TV3
- Country: Switzerland
- Headquarters: Zürich, Switzerland

Programming
- Language: German

Ownership
- Owner: Tamedia SBS Broadcasting Group

History
- Launched: 6 September 1999; 27 years ago
- Closed: 23 December 2001; 24 years ago (2 years, 108 days)
- Replaced by: 3+

= TV3 (Swiss TV channel) =

TV3 Switzerland was a Swiss German-language private television channel, broadcast from 6 September 1999 to 22 December 2001. It was jointly owned by media company Tamedia and the now defunct SBS Broadcasting Group.
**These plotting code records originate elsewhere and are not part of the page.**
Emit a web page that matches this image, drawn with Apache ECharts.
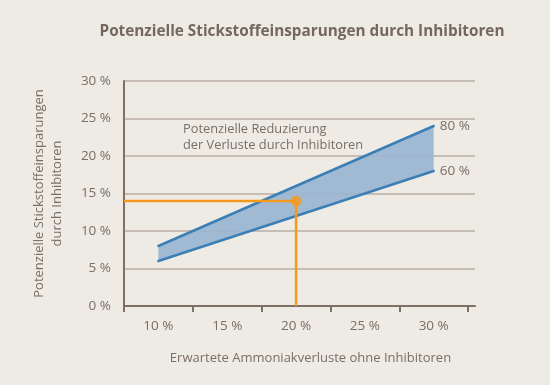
<!DOCTYPE html>
<html>
<head>
<meta charset="utf-8">
<script src="https://cdn.jsdelivr.net/npm/echarts@6/dist/echarts.min.js"></script>
<style>
html,body{margin:0;padding:0;background:#eeebe5;}
#c{width:550px;height:385px;}
</style>
</head>
<body>
<div id="c"></div>
<script>
// Data
var losses = [10, 15, 20, 25, 30];          // expected ammonia losses (%)
var upper80 = [8, 12, 16, 20, 24];          // 80 % reduction
var lower60 = [6, 9, 12, 15, 18];           // 60 % reduction
var xTickLabels = [10, 15, 20, 25, 30];
var xTickMarks = [7.5, 12.5, 17.5, 22.5, 27.5, 32.5];
var examplePoint = [20, 14];
var xMin = 7.5, xMax = 33;

var font = '"Open Sans", Lato, sans-serif';
var textColor = '#7a6e64';
var axisColor = '#7d7166';

var upperData = losses.map(function (x, i) { return [x, upper80[i]]; });
var lowerData = losses.map(function (x, i) { return [x, lower60[i]]; });
var orangePath = [[xMin, examplePoint[1]], examplePoint, [examplePoint[0], 0]];

var chart = echarts.init(document.getElementById('c'));
chart.setOption({
  backgroundColor: '#eeebe5',
  animation: false,
  textStyle: { fontFamily: font },
  title: {
    text: 'Potenzielle Stickstoffeinsparungen durch Inhibitoren',
    left: 297, top: 19, textAlign: 'center',
    textStyle: { fontFamily: font, fontSize: 15.3, fontWeight: 'bold', color: '#74685e' }
  },
  grid: { left: 124, right: 75, top: 81, bottom: 79 },
  xAxis: {
    type: 'value', min: xMin, max: xMax,
    name: 'Erwartete Ammoniakverluste ohne Inhibitoren',
    nameLocation: 'middle', nameGap: 46,
    nameTextStyle: { color: textColor, fontSize: 13, fontFamily: font, padding: [0, 0, 0, 22] },
    axisLine: { show: true, lineStyle: { color: axisColor, width: 2 } },
    axisTick: { show: true, customValues: xTickMarks, length: 6, lineStyle: { color: axisColor, width: 2 } },
    axisLabel: { customValues: xTickLabels, formatter: '{value} %', color: textColor, fontSize: 13.5, margin: 13 },
    splitLine: { show: false }
  },
  yAxis: {
    type: 'value', min: 0, max: 30, interval: 5,
    name: 'Potenzielle Stickstoffeinsparungen\ndurch Inhibitoren',
    nameLocation: 'middle', nameGap: 58, nameRotate: 90,
    nameTextStyle: { color: textColor, fontSize: 13, fontFamily: font, lineHeight: 18 },
    axisLine: { show: true, lineStyle: { color: axisColor, width: 2 } },
    axisTick: { show: false },
    axisLabel: { formatter: '{value} %', color: textColor, fontSize: 13.5, margin: 13 },
    splitLine: { show: true, lineStyle: { color: '#b9afa3', width: 1.5 } }
  },
  graphic: [{
    type: 'text', left: 183, top: 121,
    style: {
      text: 'Potenzielle Reduzierung\nder Verluste durch Inhibitoren',
      fill: textColor, font: '12.8px ' + font, lineHeight: 16
    }
  }],
  series: [
    {
      type: 'custom',
      data: [0],
      z: 2,
      renderItem: function (params, api) {
        var pts = [];
        for (var i = 0; i < losses.length; i++) pts.push(api.coord([losses[i], upper80[i]]));
        for (var j = losses.length - 1; j >= 0; j--) pts.push(api.coord([losses[j], lower60[j]]));
        return { type: 'polygon', shape: { points: pts }, style: { fill: '#9ab5d3', opacity: 0.92 } };
      }
    },
    {
      type: 'line', data: upperData, symbol: 'none',
      lineStyle: { color: '#3b7fb6', width: 2.5, cap: 'round' },
      endLabel: { show: true, formatter: '80 %', color: textColor, fontSize: 13.5, distance: 6 },
      z: 3
    },
    {
      type: 'line', data: lowerData, symbol: 'none',
      lineStyle: { color: '#3b7fb6', width: 2.5, cap: 'round' },
      endLabel: { show: true, formatter: '60 %', color: textColor, fontSize: 13.5, distance: 6 },
      z: 3
    },
    {
      type: 'line', data: orangePath, symbol: 'none',
      lineStyle: { color: '#f39a1e', width: 2.5 },
      z: 4
    },
    {
      type: 'scatter', data: [examplePoint], symbolSize: 11,
      itemStyle: { color: '#f39a1e' }, z: 5
    }
  ]
});
</script>
</body>
</html>
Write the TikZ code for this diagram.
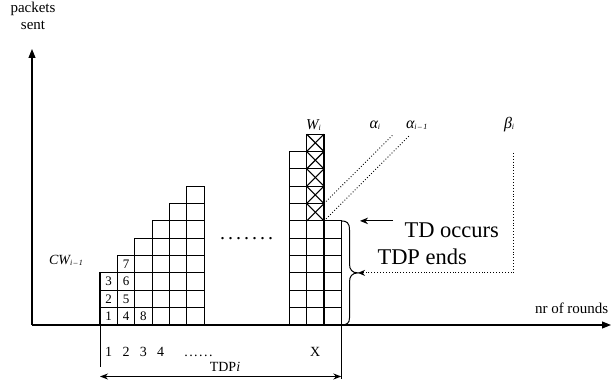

TV3 aired notable shows such as Big Brother, Expedition Robinson, Popstars, The Bar and Wer wird Millionär?, as well as international films and TV series.

The channel faced financial problems since the beginning; in 2000, it had to suspend its nightly news bulletin, then in 2001, it was revealed that Tamedia alone could not keep the channel as being financially viable, given that local adaptations of international formats were too costly to produce and the channel was kept under high debts. The decision was taken to close the channel in November 2001, alongside Tele 24, a private news channel. The closure kept German-speaking Switzerland bereft of a national generalist network for another five years, when 3+ opened.

==History==
SBS Broadcasting Group filed a permit for a national private cable channel on 3 July 1998.

TV3 activated its website in April 1999 and was operational from 6 September. It was a joint venture between SBS and Tamedia AG; both parties owned half of the shares. At launch, it broadvast for 18 ½ hours a day, three of which were given to local content. However, the bulk of the schedule consisted of American films and series, such as ER and NYPD Blue. The target audience consisted largely of viewers age 18-49 who often watched German networks available on cable.

On 17 March 2000, TV3 announced the cancellation of its 20-minute newscast News um 7; 35 staff were fired. Two smaller newscasts shown at 7:50pm and 10:50pm replaced it, lasting six minutes each.

In September 2000, it started airing the Swiss version of Big Brother, coinciding with an IPO of its parent company Tamedia. However, it was beset by criticism from a Tages-Anzeiter (also owned by Tamedia) column criticizing the format and its staff and accusing it of censorship. It was reported that in its first weekend, 408,000 viewers watched it. In October, it received a multi-year agreement with Universal Pictures.

On 1 January 2001, it stopped receiving payments from SBS Broadcasting Group, making Tamedia AG the sole owner. The closure was announced on 21 November 2001. For its final week, it aired a package of movies, culminating with the last program seen, Titanic, at 8pm on 22 December. The founders believed that the cause for its closure was over excessive debts stemming from the high cost of producing programs.

After its closure, speculations emerged in the press that SRF could acquire the rights to TV3's programs. In April 2002, two Austrians, Hanno and Erwin Soravia, bought the TV studios and announced the creation of Kanal 1, which would be seen nationwide on cable. On 31 August 2006, 3+, considered to be its successor, began.